If you’ve skimmed till this part and want a TLDR, here are some rules I’ve made up for the new normal:

  1. I won’t be bound to my own script. Though there is lots more for me to explore and achieve, I’ll let life surprise me. I’ll keep my mind open to the possibilities that come my way.
  2. I will be informed but not necessarily opinionated.  Compassion almost always overrules judgement. Misinformation is dangerous, jumping to a conclusion is worse.
  3. I will enjoy the joys of a relationship rather than rush to give it a label. This way I can explore how much more a relationship can give me beyond the box I have put them into.
  4. I will give to another what I wish to experience.
  5. I will not fall prey to the illusion of Separation.

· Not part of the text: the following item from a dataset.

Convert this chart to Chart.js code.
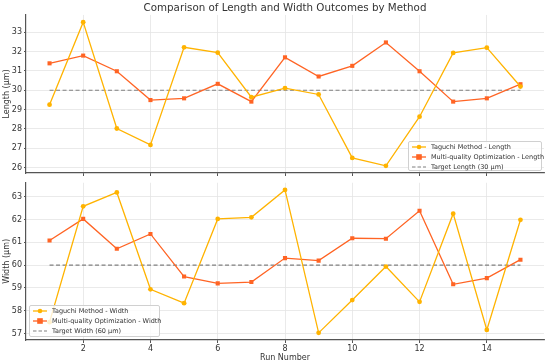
<!DOCTYPE html>
<html>
<head>
<meta charset="utf-8">
<script src="https://cdn.jsdelivr.net/npm/chart.js@4.4.1/dist/chart.umd.min.js"></script>
<style>
  body { margin: 0; background: #fff; font-family: "DejaVu Sans", sans-serif; }
  #wrap { position: relative; width: 550px; height: 363px; }
  .box { position: absolute; left: 0; width: 550px; }
  .legend { position: absolute; background: rgba(255,255,255,0.8); border: 1px solid #d0d0d0;
            border-radius: 2px; font-size: 6.5px; color: #333; padding: 0.5px 3px 0 3px; box-sizing: border-box; }
  .row { height: 9.7px; display: flex; align-items: center; white-space: nowrap; }
  .row svg { margin-right: 5px; flex: none; }
</style>
</head>
<body>
<div id="wrap">
  <div class="box" style="top:0;height:180px"><canvas id="myChart"></canvas></div>
  <div class="box" style="top:176px;height:187px"><canvas id="myChart2"></canvas></div>
  <div class="legend" id="leg1" style="left:408px;top:141px;width:134px;height:30px"></div>
  <div class="legend" id="leg2" style="left:29px;top:305px;width:131px;height:32px"></div>
</div>
<script>
const runs = [1, 2, 3, 4, 5, 6, 7, 8, 9, 10, 11, 12, 13, 14, 15];
const taguchiLength = [29.25, 33.52, 28.02, 27.17, 32.22, 31.94, 29.64, 30.11, 29.78, 26.50, 26.09, 28.63, 31.93, 32.20, 30.19];
const multiLength = [31.39, 31.79, 30.98, 29.49, 29.58, 30.33, 29.41, 31.70, 30.71, 31.26, 32.47, 30.98, 29.41, 29.58, 30.31];
const taguchiWidth = [57.5, 62.58, 63.19, 58.94, 58.33, 62.03, 62.10, 63.30, 57.03, 58.47, 59.94, 58.39, 62.26, 57.16, 61.99];
const multiWidth = [61.08, 62.03, 60.72, 61.37, 59.50, 59.20, 59.26, 60.31, 60.20, 61.18, 61.16, 62.39, 59.16, 59.43, 60.24];
const targetLength = 30;
const targetWidth = 60;
const xTicks = [2, 4, 6, 8, 10, 12, 14];
const lengthTicks = [26, 27, 28, 29, 30, 31, 32, 33];
const widthTicks = [57, 58, 59, 60, 61, 62, 63];
const lengthLabels = ['Taguchi Method - Length', 'Multi-quality Optimization - Length', 'Target Length (30 μm)'];
const widthLabels = ['Taguchi Method - Width', 'Multi-quality Optimization - Width', 'Target Width (60 μm)'];

const C_TAG = '#FFB300';
const C_MQ = '#FF6424';
const C_TGT = '#808080';
const FONT = 'DejaVu Sans';
const TXT = '#333';

function pts(vals) { return runs.map((r, i) => ({ x: r, y: vals[i] })); }
function flat(v) { return runs.map(r => ({ x: r, y: v })); }
function range(arrs) {
  const all = [].concat(...arrs);
  const lo = Math.min(...all), hi = Math.max(...all), m = (hi - lo) * 0.05;
  return [lo - m, hi + m];
}

function makeChart(id, tag, mq, target, labels, yTicks, yTitle, isTop) {
  const [ymin, ymax] = range([tag, mq, [target]]);
  return new Chart(document.getElementById(id), {
    type: 'line',
    data: {
      datasets: [
        { label: labels[0], data: pts(tag), borderColor: C_TAG, backgroundColor: C_TAG, borderWidth: 1.3,
          pointStyle: 'circle', pointRadius: 2.4, pointBorderWidth: 0 },
        { label: labels[1], data: pts(mq), borderColor: C_MQ, backgroundColor: C_MQ, borderWidth: 1.3,
          pointStyle: 'rect', pointRadius: 2.9, pointBorderWidth: 0 },
        { label: labels[2], data: flat(target), borderColor: C_TGT, borderWidth: 1.1, borderDash: [4, 2.5],
          pointRadius: 0 }
      ]
    },
    options: {
      responsive: true,
      maintainAspectRatio: false,
      animation: false,
      layout: { padding: { left: 0, right: 6, top: isTop ? 0 : 5, bottom: 0 } },
      plugins: {
        legend: { display: false },
        tooltip: { enabled: false },
        title: {
          display: isTop,
          fullSize: false,
          text: 'Comparison of Length and Width Outcomes by Method',
          color: TXT,
          font: { family: FONT, size: 10.3, weight: 'normal' },
          padding: { top: 2, bottom: 0.6 }
        }
      },
      scales: {
        x: {
          type: 'linear', min: 0.3, max: 15.7,
          afterBuildTicks: s => { s.ticks = xTicks.map(v => ({ value: v })); },
          afterFit: s => { s.height = isTop ? 7 : 23; },
          grid: { color: '#e4e4e4', tickColor: '#555', tickLength: 3, lineWidth: 0.8, tickWidth: 1 },
          border: { color: '#555', width: 1.2 },
          ticks: { display: !isTop, color: TXT, font: { family: FONT, size: 8 }, padding: 1 },
          title: { display: !isTop, text: 'Run Number', color: TXT, font: { family: FONT, size: 8 }, padding: { top: 0, bottom: 0 } }
        },
        y: {
          type: 'linear', min: ymin, max: ymax,
          afterBuildTicks: s => { s.ticks = yTicks.map(v => ({ value: v })); },
          afterFit: s => { s.width = 26; },
          grid: { color: '#e4e4e4', tickColor: '#555', tickLength: 2, lineWidth: 0.8, tickWidth: 1 },
          border: { color: '#555', width: 1.2 },
          ticks: { color: TXT, font: { family: FONT, size: 8 }, padding: 2 },
          title: { display: true, text: yTitle, color: TXT, font: { family: FONT, size: 8 }, padding: { top: 2, bottom: 0 } }
        }
      }
    }
  });
}

makeChart('myChart', taguchiLength, multiLength, targetLength, lengthLabels, lengthTicks, 'Length (μm)', true);
makeChart('myChart2', taguchiWidth, multiWidth, targetWidth, widthLabels, widthTicks, 'Width (μm)', false);

function handle(kind) {
  if (kind === 0) return '<svg width="14" height="6"><line x1="0" y1="3" x2="14" y2="3" stroke="' + C_TAG + '" stroke-width="1.3"/><circle cx="7" cy="3" r="2.3" fill="' + C_TAG + '"/></svg>';
  if (kind === 1) return '<svg width="14" height="6"><line x1="0" y1="3" x2="14" y2="3" stroke="' + C_MQ + '" stroke-width="1.3"/><rect x="4.2" y="0.2" width="5.6" height="5.6" fill="' + C_MQ + '"/></svg>';
  return '<svg width="14" height="6"><line x1="0" y1="3" x2="14" y2="3" stroke="' + C_TGT + '" stroke-width="1.1" stroke-dasharray="3.5 2"/></svg>';
}
function buildLegend(id, labels) {
  document.getElementById(id).innerHTML = labels.map((l, i) => '<div class="row">' + handle(i) + '<span>' + l + '</span></div>').join('');
}
buildLegend('leg1', lengthLabels);
buildLegend('leg2', widthLabels);
</script>
</body>
</html>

It only takes a phone to a friend to understand how we are all connected on a deep cellular level, sailing the same Noah’s Ark.
  6. I will (try my best to) pay it no mind. I will breathe and take in this moment. Before it slips out of my hand.

And most importantly, I will just be. In pure 90s spirit, smoking a Phantom sweet cigarette, hopping on to a metaphorical Hogwarts Express.